* What the task asks
Identify all lines below that hold "matplotlib" and collect them.

● ● ● ● ● ● ●

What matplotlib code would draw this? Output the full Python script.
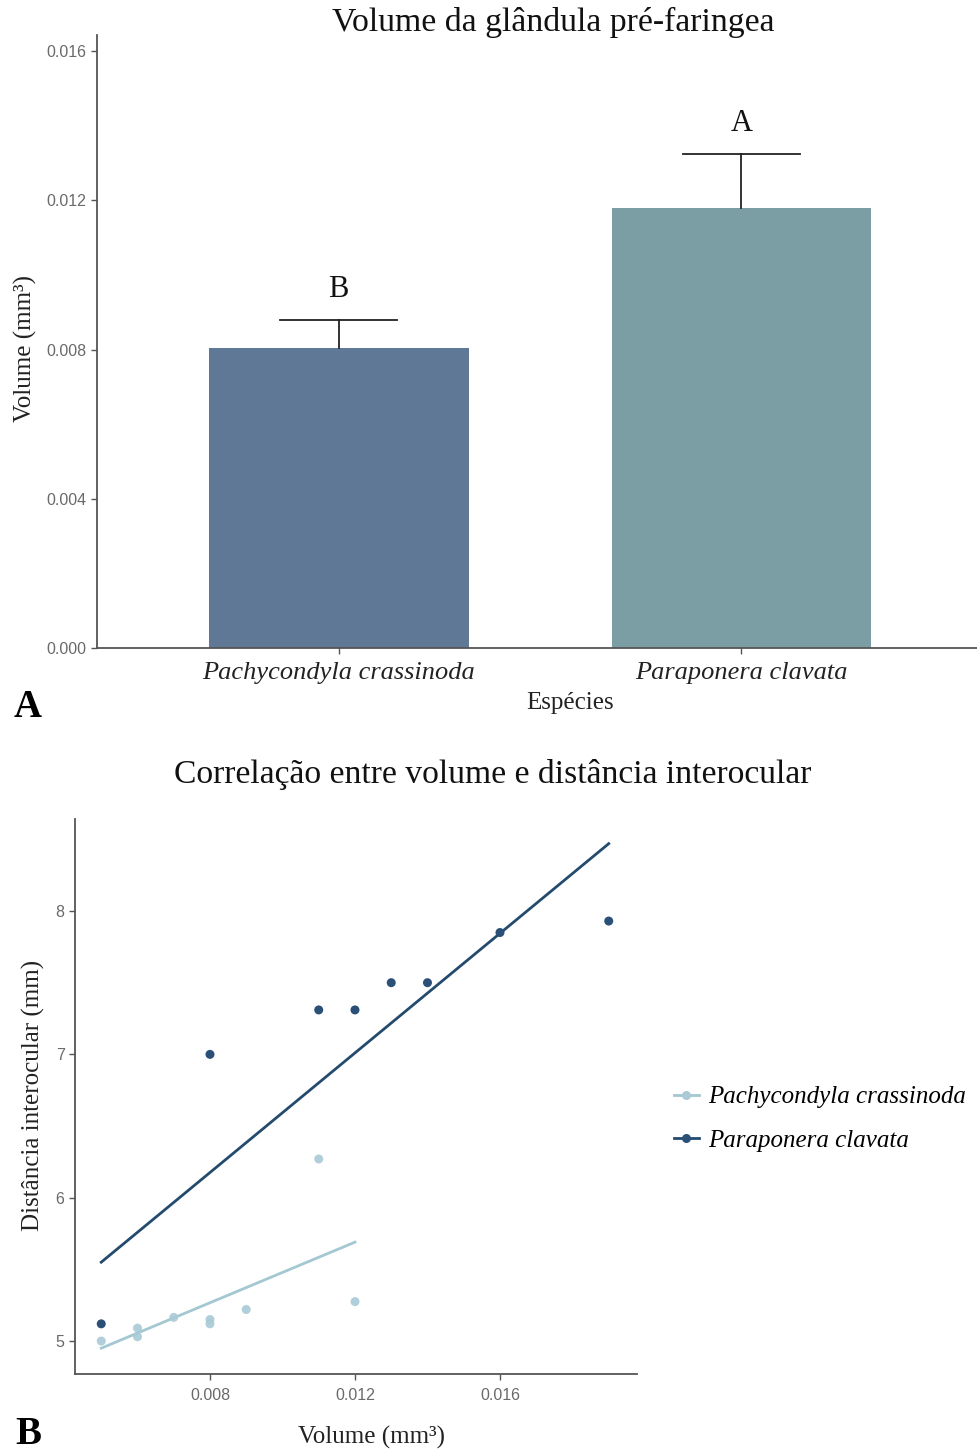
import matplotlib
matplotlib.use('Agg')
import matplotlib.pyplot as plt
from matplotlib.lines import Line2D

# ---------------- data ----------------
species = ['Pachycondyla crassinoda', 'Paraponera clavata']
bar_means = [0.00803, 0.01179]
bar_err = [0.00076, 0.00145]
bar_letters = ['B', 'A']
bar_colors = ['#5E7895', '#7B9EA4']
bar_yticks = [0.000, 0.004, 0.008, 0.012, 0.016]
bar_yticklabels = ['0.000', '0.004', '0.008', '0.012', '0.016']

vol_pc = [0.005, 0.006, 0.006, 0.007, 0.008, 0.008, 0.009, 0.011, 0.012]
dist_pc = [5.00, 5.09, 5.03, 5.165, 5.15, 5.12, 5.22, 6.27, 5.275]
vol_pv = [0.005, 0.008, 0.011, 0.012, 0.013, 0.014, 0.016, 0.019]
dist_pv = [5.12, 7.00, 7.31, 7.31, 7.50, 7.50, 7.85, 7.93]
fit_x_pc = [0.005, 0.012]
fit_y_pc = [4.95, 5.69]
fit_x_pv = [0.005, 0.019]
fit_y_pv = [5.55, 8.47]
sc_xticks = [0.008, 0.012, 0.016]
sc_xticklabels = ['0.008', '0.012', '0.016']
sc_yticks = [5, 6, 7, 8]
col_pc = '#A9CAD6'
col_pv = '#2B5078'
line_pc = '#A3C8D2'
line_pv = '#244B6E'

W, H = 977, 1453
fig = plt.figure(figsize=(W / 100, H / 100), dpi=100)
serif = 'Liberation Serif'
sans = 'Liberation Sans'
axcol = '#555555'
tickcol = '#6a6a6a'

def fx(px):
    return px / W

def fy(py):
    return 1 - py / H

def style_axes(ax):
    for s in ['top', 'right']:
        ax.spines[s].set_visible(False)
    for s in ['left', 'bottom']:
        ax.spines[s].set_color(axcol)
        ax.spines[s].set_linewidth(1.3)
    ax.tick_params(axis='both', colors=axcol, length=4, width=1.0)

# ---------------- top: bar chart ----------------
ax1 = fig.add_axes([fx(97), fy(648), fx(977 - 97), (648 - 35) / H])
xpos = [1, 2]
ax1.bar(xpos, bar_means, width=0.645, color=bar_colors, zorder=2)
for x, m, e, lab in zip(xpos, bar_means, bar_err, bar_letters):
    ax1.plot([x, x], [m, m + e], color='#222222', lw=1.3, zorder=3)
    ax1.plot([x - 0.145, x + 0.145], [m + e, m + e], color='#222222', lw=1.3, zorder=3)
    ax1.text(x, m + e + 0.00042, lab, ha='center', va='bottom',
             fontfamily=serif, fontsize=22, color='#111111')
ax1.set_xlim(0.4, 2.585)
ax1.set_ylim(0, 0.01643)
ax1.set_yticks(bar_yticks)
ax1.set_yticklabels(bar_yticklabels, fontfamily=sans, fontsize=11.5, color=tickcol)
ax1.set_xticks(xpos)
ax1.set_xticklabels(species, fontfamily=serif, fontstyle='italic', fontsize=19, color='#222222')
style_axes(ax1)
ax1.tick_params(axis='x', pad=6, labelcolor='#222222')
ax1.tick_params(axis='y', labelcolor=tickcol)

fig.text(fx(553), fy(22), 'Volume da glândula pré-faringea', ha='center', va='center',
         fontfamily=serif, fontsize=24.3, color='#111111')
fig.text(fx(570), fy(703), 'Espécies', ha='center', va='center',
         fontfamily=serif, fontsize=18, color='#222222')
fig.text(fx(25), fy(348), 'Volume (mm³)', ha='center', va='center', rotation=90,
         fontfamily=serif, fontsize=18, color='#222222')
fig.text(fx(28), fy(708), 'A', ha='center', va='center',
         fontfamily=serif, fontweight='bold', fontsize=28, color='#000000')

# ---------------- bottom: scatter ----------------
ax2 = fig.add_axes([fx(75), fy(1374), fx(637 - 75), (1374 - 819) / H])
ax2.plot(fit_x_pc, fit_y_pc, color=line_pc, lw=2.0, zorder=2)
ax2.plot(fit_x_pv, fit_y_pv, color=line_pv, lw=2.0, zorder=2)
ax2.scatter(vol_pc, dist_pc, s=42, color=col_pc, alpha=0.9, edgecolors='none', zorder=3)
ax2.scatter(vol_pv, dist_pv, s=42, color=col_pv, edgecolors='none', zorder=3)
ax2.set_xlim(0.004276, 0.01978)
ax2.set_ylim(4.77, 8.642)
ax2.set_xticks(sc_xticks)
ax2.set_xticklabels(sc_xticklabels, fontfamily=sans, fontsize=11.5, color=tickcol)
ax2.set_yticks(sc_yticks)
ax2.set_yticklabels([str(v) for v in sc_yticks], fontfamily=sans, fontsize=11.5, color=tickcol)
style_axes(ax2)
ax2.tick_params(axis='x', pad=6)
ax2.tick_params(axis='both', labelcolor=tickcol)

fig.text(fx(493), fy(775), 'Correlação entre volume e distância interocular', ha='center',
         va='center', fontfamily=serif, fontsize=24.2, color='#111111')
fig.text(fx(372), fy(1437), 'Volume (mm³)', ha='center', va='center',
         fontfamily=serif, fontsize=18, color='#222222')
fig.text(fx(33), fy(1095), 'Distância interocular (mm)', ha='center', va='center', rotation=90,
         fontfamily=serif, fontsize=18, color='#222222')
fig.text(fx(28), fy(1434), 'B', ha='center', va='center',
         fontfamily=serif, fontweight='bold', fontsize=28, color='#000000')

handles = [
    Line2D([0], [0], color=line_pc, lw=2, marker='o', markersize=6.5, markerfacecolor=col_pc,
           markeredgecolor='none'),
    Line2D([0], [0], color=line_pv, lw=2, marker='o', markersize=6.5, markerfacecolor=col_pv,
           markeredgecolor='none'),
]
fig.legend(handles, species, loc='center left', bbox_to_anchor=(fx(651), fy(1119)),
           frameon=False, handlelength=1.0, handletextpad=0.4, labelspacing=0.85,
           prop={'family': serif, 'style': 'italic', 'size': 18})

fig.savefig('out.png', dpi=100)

● ● ● ● ● ● ●

* Reply
What matplotlib code would draw this? Output the full Python script.
import matplotlib
matplotlib.use('Agg')
import matplotlib.pyplot as plt
from matplotlib.lines import Line2D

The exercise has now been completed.